I grew up in the 'Leave it to Beaver' household. My mom adored my father, and made my sister and myself feel like we walked on water. My dad was the man who graduated first in his class from NYU law at 21 years of age, was an all- American fencer, a successful attorney and utterly devoted to our family. My sister, from the time she was little until this day, attempted to protect me and make sure my life was filled only with good thoughts.

I want to make my mom whole again. I want her to wake up this morning with a clarity of mind and purpose. I want her to be able to pick up the phone and discuss new matters of import and interest. I want her to be able to drive her car again, like she loved to do. I want her to be able to live independent and strong. I want the mom I remember and still see in my dreams.

But reality does not deal in sentiment. It can be a cruel and unforgiving foe. It does not let us rewind, or cherry pick those moments we get to retain. It takes us where it wants to take us. If we don't like it, that is tough on us.

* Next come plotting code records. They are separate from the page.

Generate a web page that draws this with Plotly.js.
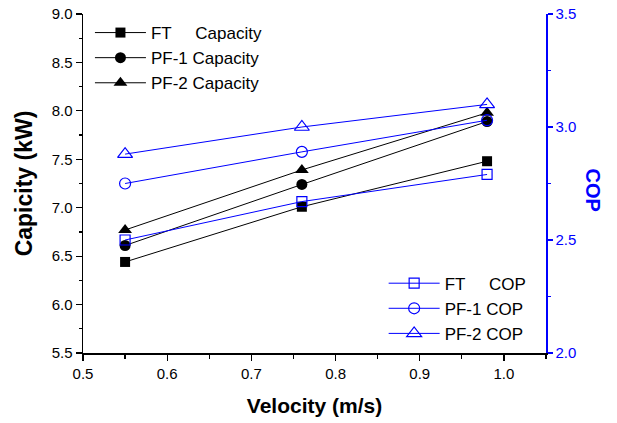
<!DOCTYPE html>
<html>
<head>
<meta charset="utf-8">
<script src="https://cdn.plot.ly/plotly-3.0.1.min.js"></script>
<style>html,body{margin:0;padding:0;background:#fff;}#chart{width:617px;height:423px;}</style>
</head>
<body>
<div id="chart"></div>
<script>
var velocity = [0.55, 0.76, 0.98];
var ftCapacity = [6.44, 7.01, 7.48];
var pf1Capacity = [6.61, 7.24, 7.89];
var pf2Capacity = [6.77, 7.39, 7.98];
var ftCOP = [2.50, 2.67, 2.79];
var pf1COP = [2.75, 2.89, 3.03];
var pf2COP = [2.88, 3.00, 3.10];
var capNames = ['FT\u00a0\u00a0\u00a0\u00a0\u00a0Capacity', 'PF-1 Capacity', 'PF-2 Capacity'];
var copNames = ['FT\u00a0\u00a0\u00a0\u00a0\u00a0COP', 'PF-1 COP', 'PF-2 COP'];
var xTickVals = [0.5, 0.6, 0.7, 0.8, 0.9, 1.0];
var yTickVals = [5.5, 6.0, 6.5, 7.0, 7.5, 8.0, 8.5, 9.0];
var y2TickVals = [2.0, 2.5, 3.0, 3.5];

var BLUE = '#0000ff';
function capTrace(y, name, sym, size) {
  return {x: velocity, y: y, name: name, type: 'scatter', mode: 'lines+markers',
    line: {color: '#000', width: 1},
    marker: {symbol: sym, size: size, color: '#000'},
    legend: 'legend', yaxis: 'y', xaxis: 'x'};
}
function copTrace(y, name, sym, size) {
  return {x: velocity, y: y, name: name, type: 'scatter', mode: 'lines+markers',
    line: {color: BLUE, width: 1},
    marker: {symbol: sym, size: size, color: BLUE, line: {color: BLUE, width: 1.2}},
    legend: 'legend2', yaxis: 'y2', xaxis: 'x'};
}
var data = [
  capTrace(ftCapacity, capNames[0], 'square', 10),
  capTrace(pf1Capacity, capNames[1], 'circle', 11),
  capTrace(pf2Capacity, capNames[2], 'triangle-up', 12),
  copTrace(ftCOP, copNames[0], 'square-open', 10),
  copTrace(pf1COP, copNames[1], 'circle-open', 11),
  copTrace(pf2COP, copNames[2], 'triangle-up-open', 13)
];
var tickFont = {family: 'Liberation Sans, Arial, sans-serif', size: 15, color: '#000'};
var layout = {
  width: 617, height: 423,
  margin: {l: 83, r: 71, t: 14, b: 70},
  paper_bgcolor: '#fff', plot_bgcolor: '#fff',
  font: {family: 'Liberation Sans, Arial, sans-serif', color: '#000'},
  showlegend: true,
  xaxis: {
    range: [0.5, 1.05], tickvals: xTickVals, ticktext: xTickVals.map(function(v){return v.toFixed(1);}),
    ticks: 'outside', ticklen: 6, tickwidth: 1.2, tickcolor: '#000',
    minor: {dtick: 0.05, tick0: 0.5, ticks: 'outside', ticklen: 4, tickwidth: 1.2, tickcolor: '#000'},
    showline: true, linecolor: '#000', linewidth: 1.5, showgrid: false, zeroline: false,
    tickfont: tickFont,
    title: {text: '<b>Velocity (m/s)</b>', font: {size: 21, family: 'Liberation Sans, Arial, sans-serif'}, standoff: 18}
  },
  xaxis2: {
    overlaying: 'x', side: 'top', anchor: 'y', matches: 'x', range: [0.5, 1.05],
    dtick: 0.05, tick0: 0.5, ticks: 'inside', ticklen: 7, tickwidth: 1.2, tickcolor: '#000',
    showticklabels: false, showline: true, linecolor: '#000', linewidth: 1.5, showgrid: false, zeroline: false
  },
  yaxis: {
    range: [5.5, 9.0], tickvals: yTickVals, ticktext: yTickVals.map(function(v){return v.toFixed(1);}),
    ticks: 'outside', ticklen: 6, tickwidth: 1.2, tickcolor: '#000',
    minor: {dtick: 0.25, tick0: 5.5, ticks: 'outside', ticklen: 3, tickwidth: 1.2, tickcolor: '#000'},
    showline: true, linecolor: '#000', linewidth: 1.5, showgrid: false, zeroline: false,
    tickfont: tickFont,
    title: {text: '<b>Capicity (kW)</b>', font: {size: 23, family: 'Liberation Sans, Arial, sans-serif'}, standoff: 12}
  },
  yaxis2: {
    overlaying: 'y', side: 'right', anchor: 'x', range: [2.0, 3.5],
    tickvals: y2TickVals, ticktext: y2TickVals.map(function(v){return v.toFixed(1);}),
    ticks: 'outside', ticklen: 5, tickwidth: 1.2, tickcolor: BLUE,
    minor: {dtick: 0.25, tick0: 2.0, ticks: 'outside', ticklen: 3, tickwidth: 1.2, tickcolor: BLUE},
    showline: true, linecolor: BLUE, linewidth: 1.5, showgrid: false, zeroline: false,
    tickfont: {family: 'Liberation Sans, Arial, sans-serif', size: 15, color: BLUE}
  },
  legend: {
    x: 0.015, y: 0.997, xanchor: 'left', yanchor: 'top', itemwidth: 51,
    bgcolor: 'rgba(0,0,0,0)', borderwidth: 0,
    font: {size: 17, color: '#000'}, tracegroupgap: 0
  },
  legend2: {
    x: 0.969, y: 0.004, xanchor: 'right', yanchor: 'bottom', itemwidth: 51,
    bgcolor: 'rgba(0,0,0,0)', borderwidth: 0,
    font: {size: 17, color: '#000'}, tracegroupgap: 0
  },
  annotations: [{
    text: '<b>COP</b>', xref: 'paper', yref: 'paper', x: 1, y: 0.5,
    xanchor: 'center', yanchor: 'middle', xshift: 47, yshift: -6, textangle: 90, showarrow: false,
    font: {size: 20, color: BLUE, family: 'Liberation Sans, Arial, sans-serif'}
  }]
};
Plotly.newPlot('chart', data, layout, {displayModeBar: false, staticPlot: true});
</script>
</body>
</html>
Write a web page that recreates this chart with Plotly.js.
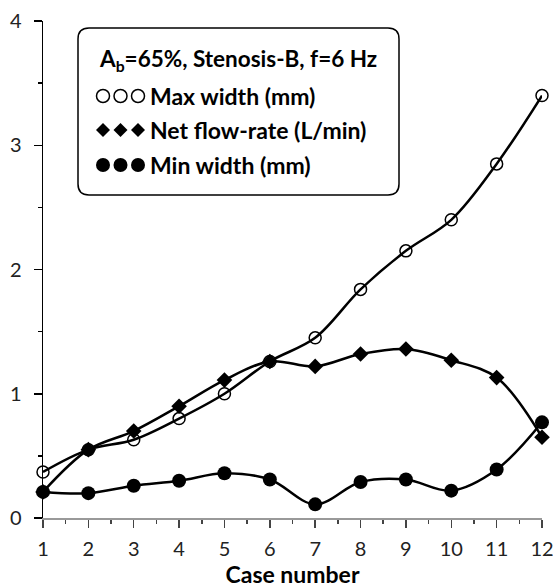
<!DOCTYPE html>
<html>
<head>
<meta charset="utf-8">
<script src="https://cdn.plot.ly/plotly-3.0.1.min.js"></script>
<style>html,body{margin:0;padding:0;background:#fff;}#chart{width:553px;height:588px;}</style>
</head>
<body>
<div id="chart"></div>
<script>
// ---- data ----
const caseNumbers = [1, 2, 3, 4, 5, 6, 7, 8, 9, 10, 11, 12];
const maxWidth    = [0.37, 0.55, 0.63, 0.80, 1.00, 1.26, 1.45, 1.84, 2.15, 2.40, 2.85, 3.40];
const netFlowRate = [0.21, 0.55, 0.70, 0.90, 1.11, 1.26, 1.22, 1.32, 1.36, 1.27, 1.13, 0.65];
const minWidth    = [0.21, 0.20, 0.26, 0.30, 0.36, 0.31, 0.11, 0.29, 0.31, 0.22, 0.39, 0.77];
const seriesNames = ["Max width (mm)", "Net flow-rate (L/min)", "Min width (mm)"];
const legendTitle = "A<sub>b</sub>=65%, Stenosis-B, f=6 Hz";
const xTitle = "Case number";
const yTicks = [0, 1, 2, 3, 4];

const FONT = "Lato, 'Noto Sans', sans-serif";
const lineStyle = {color: "#000", width: 2.5, shape: "spline", smoothing: 1};

const traces = [
  {x: caseNumbers, y: maxWidth, name: seriesNames[0], mode: "lines+markers", line: lineStyle, cliponaxis: false,
   marker: {symbol: "circle-open", size: 12, color: "#000", line: {width: 1.5, color: "#000"}}},
  {x: caseNumbers, y: netFlowRate, name: seriesNames[1], mode: "lines+markers", line: lineStyle, cliponaxis: false,
   marker: {symbol: "diamond", size: 12, color: "#000"}},
  {x: caseNumbers, y: minWidth, name: seriesNames[2], mode: "lines+markers", line: lineStyle, cliponaxis: false,
   marker: {symbol: "circle", size: 14, color: "#000"}}
];

// legend box geometry (plot area: x 43..542, y 21..518)
const W = 499, H = 497;
const px = v => (v - 43) / W;
const py = v => (518 - v) / H;

const shapes = [];
const bw = 321, bh = 167, r = 11;
shapes.push({
  type: "path", xref: "paper", yref: "paper", xsizemode: "pixel", ysizemode: "pixel",
  xanchor: px(78), yanchor: py(195),
  path: `M ${r},0 L ${bw - r},0 Q ${bw},0 ${bw},${r} L ${bw},${bh - r} Q ${bw},${bh} ${bw - r},${bh} L ${r},${bh} Q 0,${bh} 0,${bh - r} L 0,${r} Q 0,0 ${r},0 Z`,
  line: {color: "#000", width: 1.5}, fillcolor: "#fff", layer: "above"
});
const mx = [103, 120.5, 138];
const rowY = [96, 130, 165];
mx.forEach(x => {
  shapes.push({type: "circle", xref: "paper", yref: "paper", xsizemode: "pixel", ysizemode: "pixel",
    xanchor: px(x), yanchor: py(rowY[0]), x0: -6.5, x1: 6.5, y0: -6.5, y1: 6.5,
    line: {color: "#000", width: 1.5}, fillcolor: "rgba(0,0,0,0)"});
  shapes.push({type: "path", xref: "paper", yref: "paper", xsizemode: "pixel", ysizemode: "pixel",
    xanchor: px(x), yanchor: py(rowY[1]), path: "M 0,7 L 7,0 L 0,-7 L -7,0 Z",
    line: {color: "#000", width: 0}, fillcolor: "#000"});
  shapes.push({type: "circle", xref: "paper", yref: "paper", xsizemode: "pixel", ysizemode: "pixel",
    xanchor: px(x), yanchor: py(rowY[2]), x0: -7, x1: 7, y0: -7, y1: 7,
    line: {color: "#000", width: 0}, fillcolor: "#000"});
});

const annFont = {family: FONT, size: 23, color: "#000"};
const annotations = [
  {xref: "paper", yref: "paper", x: px(97), y: py(60), xanchor: "left", yanchor: "middle", showarrow: false,
   text: "<b>" + legendTitle + "</b>", font: {family: FONT, size: 22.5, color: "#000"}},
  {xref: "paper", yref: "paper", x: px(148), y: py(rowY[0]), xanchor: "left", yanchor: "middle", showarrow: false,
   text: "<b>" + seriesNames[0] + "</b>", font: annFont},
  {xref: "paper", yref: "paper", x: px(148), y: py(rowY[1]), xanchor: "left", yanchor: "middle", showarrow: false,
   text: "<b>" + seriesNames[1] + "</b>", font: annFont},
  {xref: "paper", yref: "paper", x: px(148), y: py(rowY[2]), xanchor: "left", yanchor: "middle", showarrow: false,
   text: "<b>" + seriesNames[2] + "</b>", font: annFont}
];

const layout = {
  width: 553, height: 588,
  margin: {l: 43, r: 11, t: 21, b: 70, pad: 0},
  paper_bgcolor: "#fff", plot_bgcolor: "#fff",
  showlegend: false,
  font: {family: FONT, size: 20, color: "#222"},
  xaxis: {
    range: [1, 12], tickvals: caseNumbers, ticks: "outside", ticklen: 8, tickwidth: 1.5, tickcolor: "#444",
    showline: true, linecolor: "#999", linewidth: 1.5, showgrid: false, zeroline: false,
    minor: {dtick: 0.5, tick0: 0.5, ticks: "outside", ticklen: 4, tickwidth: 1.5, tickcolor: "#444", showgrid: false},
    tickfont: {family: FONT, size: 20, color: "#222"}, ticklabelstandoff: 4, ticklabeloverflow: "allow",
    title: {text: "<b>" + xTitle + "</b>", font: {family: FONT, size: 23, color: "#000"}, standoff: 12}
  },
  yaxis: {
    range: [0, 4], tickvals: yTicks, ticks: "outside", ticklen: 8, tickwidth: 1.5, tickcolor: "#000",
    showline: true, linecolor: "#000", linewidth: 1.5, showgrid: false, zeroline: false,
    minor: {dtick: 0.5, tick0: 0, ticks: "outside", ticklen: 4, tickwidth: 1.5, tickcolor: "#000", showgrid: false},
    tickfont: {family: FONT, size: 20, color: "#222"}, ticklabelstandoff: 8, ticklabeloverflow: "allow"
  },
  shapes: shapes,
  annotations: annotations
};

Plotly.newPlot("chart", traces, layout, {displayModeBar: false, staticPlot: true});
</script>
</body>
</html>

My calls with my sister now always begin with, "I just spoke to Mom and she is ok , but". I never wanted to have a conversation like this with her. If one thinks that if we wish hard enough , we can make the effects of time disappear in our loved ones, I have learned that no matter the strength of your desires, it is no match for the ravages inflicted. Acceptance of what is, and not what should be, is not an easy task.

My son has a wonderful capacity of being able to look past the images he sees and hears of his grandmother and deal with her in a gentle effective manner. While he sometimes has to deal with 5 or more calls in an hour on the same topic, with my mom asking him virtually the same questions over and over, he never seems to lose his patience. We learn much about ourselves and others in times like this.

I know my mom struggles to cope with what is happening to her. She wants to say she is fine, and always asks what she can do for us, but she comprehends that her difficulties are our difficulties. She knows she can no longer remain 39, as she tried to do for almost 50 years. She knows that her role as matriarch of the family has been replaced by her taking on a new and unintended position. She can recall the glory days but she has a hard time remembering what she ate for lunch.

I start every morning by picking up the phone to tell her we are all doing well, and asking her how she is feeling. I know she will try to do the best she can to be positive, so that I can begin my day without having to call my sister and start the cycle of concern again. I know she wants us to retain the images of her as vibrant and independent, and carry that around with us each and every day.

It is now almost 9 AM in New Jersey. I am sitting in Utah, at the computer, knowing that when I finish my thoughts, I must pick up the phone. I hope it will be a good day for her. I hope she will be my mother again. I hope that there will be one day be a cure for dementia so that the next person sitting at the computer does not have to remember the good times past, but can live in the moment. I hope today is the day that the present comes back into focus for my mom. I hope.